Later, Thomas Aichinger presented Immersive Storytelling: Narrative Aspects in AR Audio Applications. Meant to be an AR installation in Vienna to coincide with the conference, Aichinger outlined the development and implementation of “SONIC TRACES,” a piece where participants would navigate an audio-based story set in the Heldenplatz. Aichinger described the difficulties and how his team overcame issues such as GPS tracking of users in the plaza, how to incorporate six degrees of freedom in motion tracking, and tweaking signal attenuation to suit the narrative. 

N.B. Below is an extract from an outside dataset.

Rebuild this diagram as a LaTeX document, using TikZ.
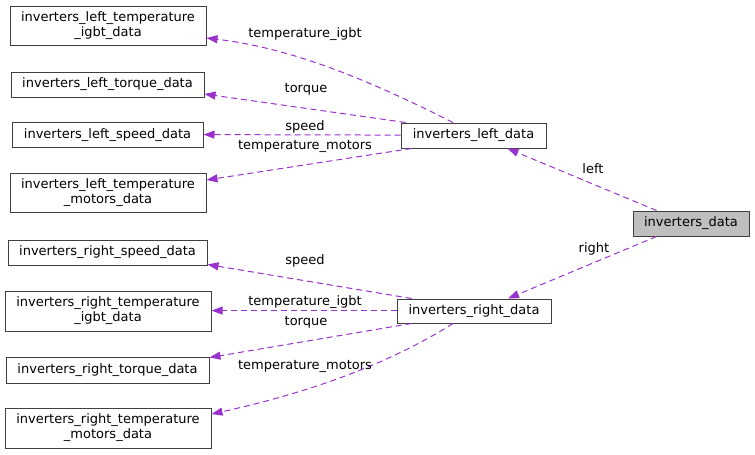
\documentclass[tikz,border=0pt]{standalone}
\usepackage{fontspec}
\setmainfont{DejaVu Sans}
\usetikzlibrary{arrows.meta}
\definecolor{edgecol}{HTML}{9A32CD}
\definecolor{bordercol}{HTML}{404040}
\definecolor{rootfill}{HTML}{BFBFBF}
\tikzset{
  box/.style={draw=bordercol, line width=1pt, fill=white, inner sep=0pt, align=center, font=\fontsize{13}{15}\selectfont},
  rootbox/.style={box, fill=rootfill},
  rel/.style={color=edgecol, line width=1pt, dash pattern=on 6pt off 4pt, -{Triangle[length=11pt,width=8pt]}},
  lbl/.style={font=\fontsize{13}{15}\selectfont, inner sep=0pt}
}
\begin{document}
\begin{tikzpicture}[x=1pt,y=-1pt]
\useasboundingbox (0,0) rectangle (755,455);
% left members
\node[box, minimum width=196, minimum height=39] (ligbt) at (108,25.5) {inverters\_left\_temperature\\\_igbt\_data};
\node[box, minimum width=193, minimum height=25] (lto) at (107.5,84.5) {inverters\_left\_torque\_data};
\node[box, minimum width=191, minimum height=25] (lsp) at (107.5,135) {inverters\_left\_speed\_data};
\node[box, minimum width=196, minimum height=39] (lmo) at (108,193) {inverters\_left\_temperature\\\_motors\_data};
% right members
\node[box, minimum width=199, minimum height=25] (rsp) at (107.5,252.5) {inverters\_right\_speed\_data};
\node[box, minimum width=206, minimum height=40] (rigbt) at (108,311) {inverters\_right\_temperature\\\_igbt\_data};
\node[box, minimum width=203, minimum height=26] (rto) at (107.5,370) {inverters\_right\_torque\_data};
\node[box, minimum width=206, minimum height=40] (rmo) at (108,428) {inverters\_right\_temperature\\\_motors\_data};
% middle
\node[box, minimum width=145, minimum height=25] (ld) at (473.5,135.5) {inverters\_left\_data};
\node[box, minimum width=154, minimum height=24] (rd) at (474,311) {inverters\_right\_data};
% root
\node[rootbox, minimum width=116, minimum height=25] (id) at (691,223.5) {inverters\_data};

% root edges
\draw[rel] ([xshift=24]id.north west) -- ([xshift=34]ld.south);
\draw[rel] ([xshift=24]id.south west) -- ([xshift=34]rd.north);
\node[lbl] (tleft) at (593,169) {left};
\node[lbl] (tright) at (594,249) {right};

% left_data edges
\draw[rel] ([xshift=-20.5]ld.north) .. controls (365,78) and (290,48) .. ([yshift=-12.5]ligbt.east);
\draw[rel] ([xshift=5]ld.north west) -- ([yshift=-9.5]lto.east);
\draw[rel] ([yshift=0.4]ld.west) -- ([yshift=0.4]lsp.east);
\draw[rel] ([xshift=11]ld.south west) -- ([yshift=13]lmo.east);
\node[lbl] (t1) at (305,34) {temperature\_igbt};
\node[lbl] (t2) at (306,89) {torque};
\node[lbl] (t3) at (305,127) {speed};
\node[lbl] (t4) at (305,146) {temperature\_motors};

% right_data edges
\draw[rel] ([xshift=15]rd.north west) -- ([yshift=1]rsp.south east);
\draw[rel] ([yshift=0.4]rd.west) -- ([yshift=0.4]rigbt.east);
\draw[rel] ([xshift=15]rd.south west) -- ([yshift=-1]rto.north east);
\draw[rel] ([xshift=-21]rd.south) .. controls (381,369) and (294,396) .. ([yshift=14]rmo.east);
\node[lbl] (t5) at (305,261) {speed};
\node[lbl] (t6) at (305,302) {temperature\_igbt};
\node[lbl] (t7) at (306,322) {torque};
\node[lbl] (t8) at (305,366) {temperature\_motors};
\end{tikzpicture}
\end{document}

Thomas Aichinger’s rendering of the Heldenplatz in Unity, which is the game engine he and his team used to construct the AR experience

Friday

On the final day of the conference, Gabriele Bunkheila gave a keynote speech on Deep Learning for Audio Applications – Engineering Best Practices for Data. While deep learning applications are most frequently implemented in Python, Bunkheila made a compelling case for using MATLAB. Bunkheila pointed out the discrepancies between deep learning approaches in academia and in industry: namely, that academia focuses primarily on theorizing and developing new models, whereas industry devotes much more time to dataset construction and scrubbing. Moreover, he mentioned how deep learning for audio should not necessarily follow the best practices laid out by the image recognition community. For example, when applying noise to an audio dataset, one ought to simulate the environment in which one expects to deploy their deep learning system. So, for audio applications it makes much more sense to apply reverb or add speech to obscure your signal rather than Gaussian noise. 

In Closing

Though this conference looked nothing like what anyone expected at the beginning of this year, the AES demonstrated its ability to adapt to new paradigms and technologies. Here’s to hoping that the AES will be able to resume in-person conferences soon. In the meantime, the AES will continue its strong tradition of providing a platform for groundbreaking audio technologies and educational opportunities virtually.